Last year, Martin Dunn, Deputy Director of the Division, gave the keynote speech at this conference. I was rereading his remarks this weekend. Fortunately Vice-Chancellor Leo Strine is the one who actually has to follow in Marty's footsteps, because that is a hard thing to do. Marty gave an enlightened (and humorous) review of how the Division should and does recommend rules in an enlightened manner. He closed with a paragraph that outlined the four pending rulemaking projects for the Division at that time and concluded that they all met that enlightened standard. Those four projects were the best price rule amendments, foreign private issuer deregistration, electronic proxy and executive compensation disclosure. I am proud to say that one year later the Commission has successfully completed its rulemaking in those four areas. In the case of one of those rulemakings, not only is it completed, but it is already fully in action. It is grabbing daily newspaper headlines.
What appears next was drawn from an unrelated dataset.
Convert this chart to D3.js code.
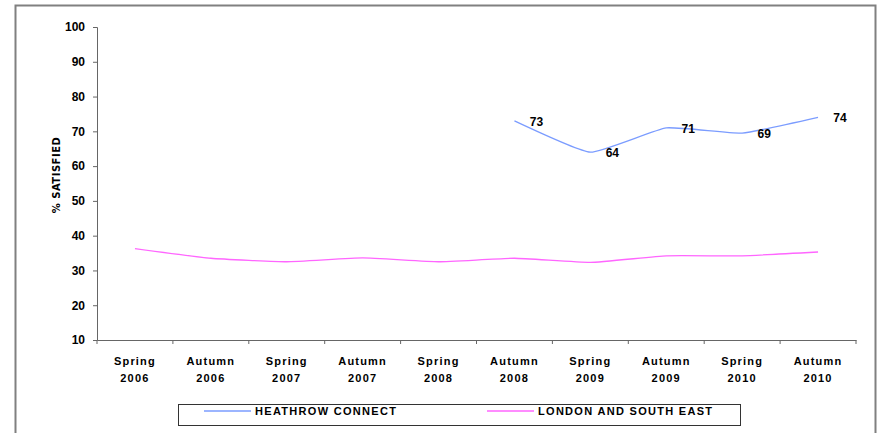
<!DOCTYPE html>
<html>
<head>
<meta charset="utf-8">
<script src="https://cdn.jsdelivr.net/npm/d3@7"></script>
<style>
  body { margin: 0; background: #fff; }
  svg { display: block; }
</style>
</head>
<body>
<div id="chart"></div>
<script>
var w = 882;
var h = 433;

// data
var seasons = ["Spring", "Autumn", "Spring", "Autumn", "Spring", "Autumn", "Spring", "Autumn", "Spring", "Autumn"];
var years = ["2006", "2006", "2007", "2007", "2008", "2008", "2009", "2009", "2010", "2010"];
var heathrowConnect = [null, null, null, null, null, 73, 64, 71, 69.5, 74];
var heathrowLabels = [null, null, null, null, null, "73", "64", "71", "69", "74"];
var londonSouthEast = [36.3, 33.5, 32.5, 33.6, 32.5, 33.5, 32.3, 34.2, 34.2, 35.3];
var yTicks = [10, 20, 30, 40, 50, 60, 70, 80, 90, 100];
var seriesNames = ["HEATHROW CONNECT", "LONDON AND SOUTH EAST"];
var seriesColors = ["#7b9cff", "#ff66ff"];

var margin = {left: 97, right: 26, top: 27, bottom: 93};
var iw = w - margin.left - margin.right; // plot width
var ih = h - margin.top - margin.bottom;

var svg = d3.select("#chart").append("svg").attr("width", w).attr("height", h);

// outer frame (no bottom edge visible)
svg.append("path")
    .attr("d", "M15.5,440 L15.5,5.5 L875.5,5.5 L875.5,440")
    .attr("fill", "none")
    .attr("stroke", "#808080")
    .attr("stroke-width", 2);

var idx = d3.range(seasons.length);
var x = d3.scaleBand().domain(idx).range([margin.left, margin.left + iw]);
var y = d3.scaleLinear().domain([10, 100]).range([margin.top + ih, margin.top]);

var cx = function (i) { return x(i) + x.bandwidth() / 2; };

// y axis
var yAxis = svg.append("g")
    .attr("transform", "translate(" + margin.left + ",0)")
    .call(d3.axisLeft(y).tickValues(yTicks).tickSize(4).tickPadding(8));
yAxis.select(".domain").attr("stroke", "#666");
yAxis.selectAll(".tick line").attr("stroke", "#666");
yAxis.selectAll("text")
    .attr("font-family", "'Liberation Sans', Arial, sans-serif")
    .attr("font-weight", "bold")
    .attr("font-size", 12)
    .attr("fill", "#000");

// x axis
var xAxis = svg.append("g")
    .attr("transform", "translate(0," + (margin.top + ih) + ")")
    .call(d3.axisBottom(x).tickSize(0).tickFormat(""));
xAxis.select(".domain").attr("stroke", "#666");
// tick marks at category boundaries
svg.append("g").selectAll("line")
    .data(d3.range(seasons.length + 1))
    .enter().append("line")
    .attr("x1", function (i) { return margin.left + i * x.step(); })
    .attr("x2", function (i) { return margin.left + i * x.step(); })
    .attr("y1", margin.top + ih)
    .attr("y2", margin.top + ih + 4)
    .attr("stroke", "#666");

var xl = svg.append("g").selectAll("text")
    .data(idx)
    .enter().append("text")
    .attr("text-anchor", "middle")
    .attr("font-family", "'Liberation Sans', Arial, sans-serif")
    .attr("font-weight", "bold")
    .attr("font-size", 11)
    .attr("letter-spacing", 1.2)
    .attr("fill", "#000");
xl.append("tspan")
    .attr("x", function (i) { return cx(i); })
    .attr("y", 365)
    .text(function (i) { return seasons[i]; });
xl.append("tspan")
    .attr("x", function (i) { return cx(i); })
    .attr("y", 382)
    .text(function (i) { return years[i]; });

// y axis title
svg.append("text")
    .attr("transform", "translate(60,175) rotate(-90)")
    .attr("text-anchor", "middle")
    .attr("font-family", "'DejaVu Sans', sans-serif")
    .attr("font-weight", "bold")
    .attr("font-size", 10)
    .attr("letter-spacing", 0.5)
    .attr("fill", "#000")
    .text("% SATISFIED");

// lines (Excel-style gentle smoothing)
var line = d3.line()
    .defined(function (d) { return d.v != null; })
    .x(function (d) { return cx(d.i); })
    .y(function (d) { return y(d.v); })
    .curve(d3.curveCardinal.tension(0.6));

var series = [heathrowConnect, londonSouthEast];
series.forEach(function (s, k) {
    var pts = s.map(function (v, i) { return {i: i, v: v}; });
    svg.append("path")
        .datum(pts)
        .attr("d", line)
        .attr("fill", "none")
        .attr("stroke", seriesColors[k])
        .attr("stroke-width", 1.3);
});

// data labels for Heathrow Connect
svg.append("g").selectAll("text")
    .data(idx.filter(function (i) { return heathrowConnect[i] != null; }))
    .enter().append("text")
    .attr("x", function (i) { return cx(i) + 22; })
    .attr("y", function (i) { return y(heathrowConnect[i]) + 5; })
    .attr("text-anchor", "middle")
    .attr("font-family", "'Liberation Sans', Arial, sans-serif")
    .attr("font-weight", "bold")
    .attr("font-size", 12)
    .attr("fill", "#000")
    .text(function (i) { return heathrowLabels[i]; });

// legend
var legend = svg.append("g");
legend.append("rect")
    .attr("x", 178.5).attr("y", 404.5)
    .attr("width", 562).attr("height", 21)
    .attr("fill", "#fff")
    .attr("stroke", "#333");
var legendX = [204, 487];
seriesNames.forEach(function (name, k) {
    legend.append("line")
        .attr("x1", legendX[k]).attr("x2", legendX[k] + 47)
        .attr("y1", 411).attr("y2", 411)
        .attr("stroke", seriesColors[k])
        .attr("stroke-width", 1.5);
    legend.append("text")
        .attr("x", legendX[k] + 51)
        .attr("y", 415)
        .attr("font-family", "'Liberation Sans', Arial, sans-serif")
        .attr("font-weight", "bold")
        .attr("font-size", 11)
        .attr("letter-spacing", 1.3)
        .attr("fill", "#000")
        .text(name);
});
</script>
</body>
</html>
It is a leading topic of conversations in board rooms and chat rooms alike. What topic? Executive compensation, of course, and the wave of new disclosures that are coming out this proxy season in light of the rules which the Commission adopted last summer.
Like anything that is both prominent and substantive, the SEC's new rules for executive compensation disclosure have found both great fans and great detractors. The same is true for the disclosures that have arisen in response to those rules. With my time this morning, I would like to step back and cut through some of the recent rhetoric to take a look at where we are today with the rules and the accompanying disclosures, and what that might tell us about where we're going or where we may need to go. Before I do that, though, I should remind you all that I am speaking today only for myself and the views I express do not necessarily reflect the views of the SEC or of any members of its staff other than myself. The SEC as a matter of policy, of course, disclaims responsibility for the private statements of any of its employees.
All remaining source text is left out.